Moglibyśmy wyjść na ringu już dziś - zapewniają szczecińscy pięściarze, którzy wystąpią na gali boksu zawodowego w hali Azoty Arena.
- Po prostu nie mogę doczekać się walki. Skupiałem się na tym, by być takim pięściarzem jak 10 lat temu. Szybkim, pracującym na nogach, w ogóle nie do trafienia. I zaczęło mi to wychodzić - mówi Tomasz Król.
Paweł Stępień to szczecińska nadzieja boksu - bije się w wadze półciężkiej. Do tej pory stoczył pięć walk - wszystkie wygrał. Teraz stanie między linami z Ukraińcem Artem Redko. Czy tym razem będzie nokaut?
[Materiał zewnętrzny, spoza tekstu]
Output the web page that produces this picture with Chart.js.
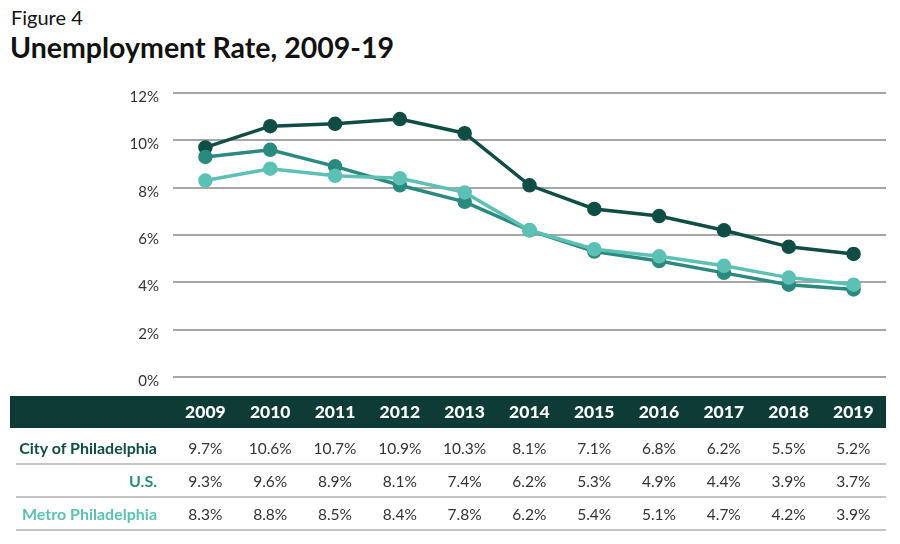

- Będę do tego dążył, ale konsekwentnym boksem i cierpliwością, nie będę chciał nic zrobić na siłę. Obejrzałem dwie walki mojego przeciwnika. Nie lekceważę, ale nie zrobił na mnie jakiegoś większego wrażenia - mówi Paweł Stępień.
Gala boksu zawodowego w Szczecinie odbędzie się 25 lutego. Walką wieczoru będzie rewanż Krzysztofa Zimnocha z Mike Mollo.